Teething necklaces popular in SA have been deemed a 'potentially deadly threat to children' in the US after a baby died
- Following the death of an 18-month-old who was strangled by his amber teething necklace, the US Food and Drug Administration (FDA) is warning parents about the dangers of jewellery marketed for teething.
- "The safety and effectiveness of teething jewellery to treat teething pain and/or provide sensory stimulation have not been established," the FDA said in a press release.
- Amber and other teething necklaces are available from major retailers in South Africa.
Following the death of an 18-month-old who was strangled by his amber teething necklace, the American Food and Drug Administration (FDA) is warning parents about the dangers of jewellery marketed for teething, People reported.
"We're concerned about the risks we've observed with these products and want parents to be aware that teething jewelry puts children, including those with special needs, at risk of serious injury and death," FDA Commissioner Scott Gottlieb said in a statement.
See also: Johnson & Johnson tumbles after report says it knew for decades that its baby powder contained asbestosAmber teething necklaces appear to be something of a fad in South African and are available from major online retailers, while silicon teething jewellery and bead necklaces are also widely sold.
Teething jewellery made from amber, wood, marble, or silicone is dangerous for babies
According to the FDA, any jewellery made from amber, wood, marble, or silicone that an adult can wear should not be given to a teething child, even if it is marketed to help with teething pain.
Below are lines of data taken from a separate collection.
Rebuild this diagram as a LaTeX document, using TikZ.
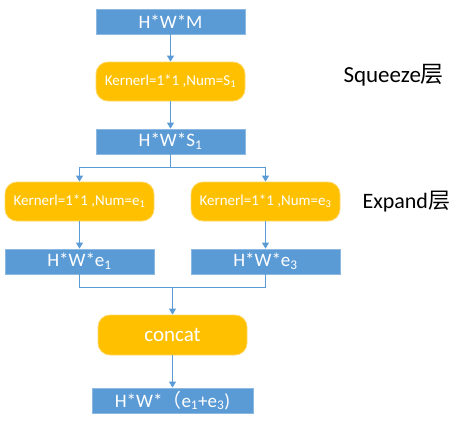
\documentclass[tikz,border=0pt]{standalone}
\usepackage{fontspec}
\setmainfont{Carlito}
\newfontfamily\cjk{Noto Sans CJK SC}
\usetikzlibrary{arrows.meta,positioning}
\definecolor{boxblue}{HTML}{5B9BD5}
\definecolor{boxedge}{HTML}{8DB8E2}
\definecolor{opgold}{HTML}{FFC000}
\definecolor{opedge}{HTML}{FFD766}
\newcommand\subx[1]{\textsubscript{#1}}
\tikzset{
  datbox/.style={draw=boxedge, line width=0.8pt, fill=boxblue, text=white, minimum width=149pt, minimum height=25pt, inner sep=0pt, font=\fontsize{19}{19}\selectfont},
  opbox/.style={draw=opedge, line width=0.8pt, fill=opgold, text=white, rounded corners=12pt, minimum width=149pt, minimum height=39pt, inner sep=0pt, font=\fontsize{15}{15}\selectfont},
  arr/.style={draw=boxblue, line width=0.9pt, -{Triangle[width=7pt,length=6pt]}},
  lbl/.style={font=\fontsize{23}{23}\selectfont, text=black}
}
\begin{document}
\begin{tikzpicture}[x=1pt,y=-1pt]
\useasboundingbox (0,0) rectangle (465,428);
\node[datbox] (top) at (170.5,21.5) {H*W*M};
\node[opbox] (k1) at (170.5,81.5) {Kernerl=1*1 ,Num=S\subx{1}};
\node[datbox] (s1) at (170.5,141.5) {H*W*S\subx{1}};
\node[opbox] (kl) at (79.5,201.5) {Kernerl=1*1 ,Num=e\subx{1}};
\node[opbox] (kr) at (265.5,201.5) {Kernerl=1*1 ,Num=e\subx{3}};
\node[datbox] (e1) at (79.5,261.5) {H*W*e\subx{1}};
\node[datbox] (e3) at (265.5,261.5) {H*W*e\subx{3}};
\node[opbox, minimum height=40pt, font=\fontsize{21}{21}\selectfont] (cc) at (172.5,335) {concat};
\node[datbox, minimum width=161pt] (out) at (172.5,400.5) {H*W*{\cjk （}e\subx{1}+e\subx{3})};
\node[lbl, anchor=west] (sq) at (340,75) {Squeeze{\cjk 层}};
\node[lbl, anchor=west, font=\fontsize{22}{22}\selectfont] (ex) at (359,202) {Expand{\cjk 层}};
\draw[arr] (top) -- (k1);
\draw[arr] (k1) -- (s1);
\coordinate (split) at (170.5,167);
\draw[boxblue, line width=0.9pt] (s1.south) -- (split);
\draw[arr] (split) -| (kl.north);
\draw[arr] (split) -| (kr.north);
\draw[arr] (kl) -- (e1);
\draw[arr] (kr) -- (e3);
\coordinate (merge) at (172.5,287);
\draw[boxblue, line width=0.9pt] (e1.south) |- (merge);
\draw[boxblue, line width=0.9pt] (e3.south) |- (merge);
\draw[arr] (merge) -- (cc.north);
\draw[arr] (cc) -- (out);
\end{tikzpicture}
\end{document}
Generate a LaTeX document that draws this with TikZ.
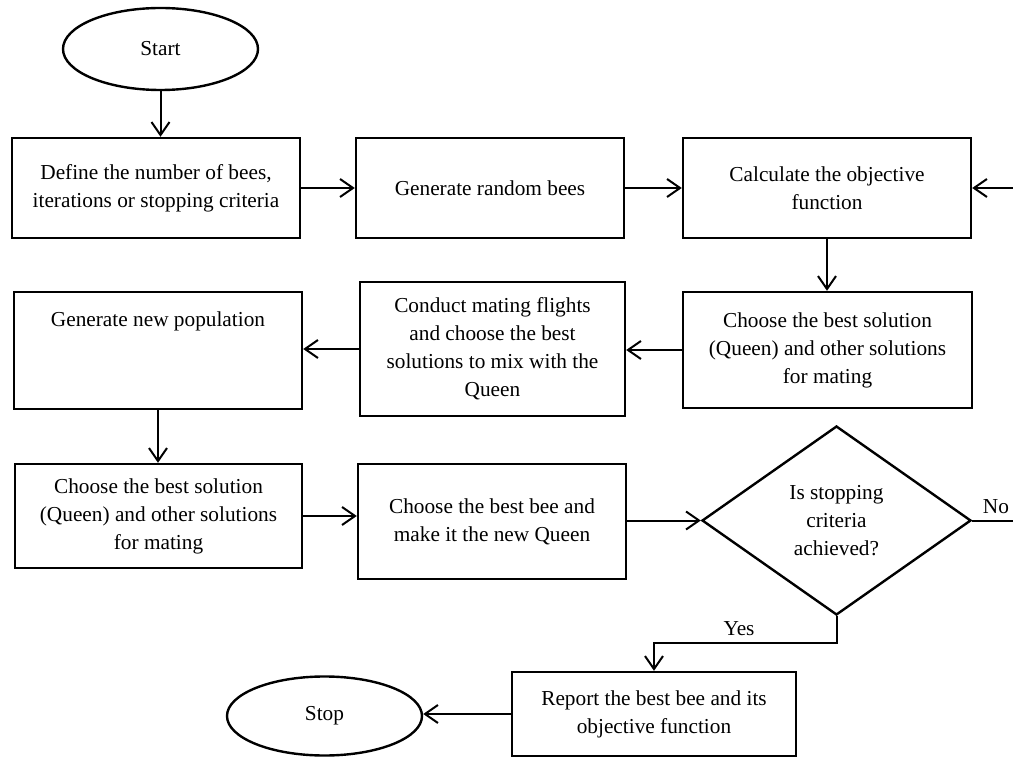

Necklaces and bracelets made from these materials, and especially those that have beads, can strangle or choke a child who uses them and potentially be fatal.
There are safe and approved alternatives to teething jewellery parents can use instead
Rather than use potentially life-threatening objects for teething, the FDA and American Academy of Pediatrics (AAP) both recommend parents give babies firm rubber teething rings to help with pain. Parents and caregivers can also gently massage a baby's gums with a clean finger to help soothe them, according to the AAP.
In addition to teething jewellery, the AAP also warns against the use of frozen rubber teethers which can become too hard and "cause more harm than good," according to the AAP website. Special tablets sold to relieve gum pain like may also contain dangerous a plant poison called belladonna and gels with benzocaine are dangerous too.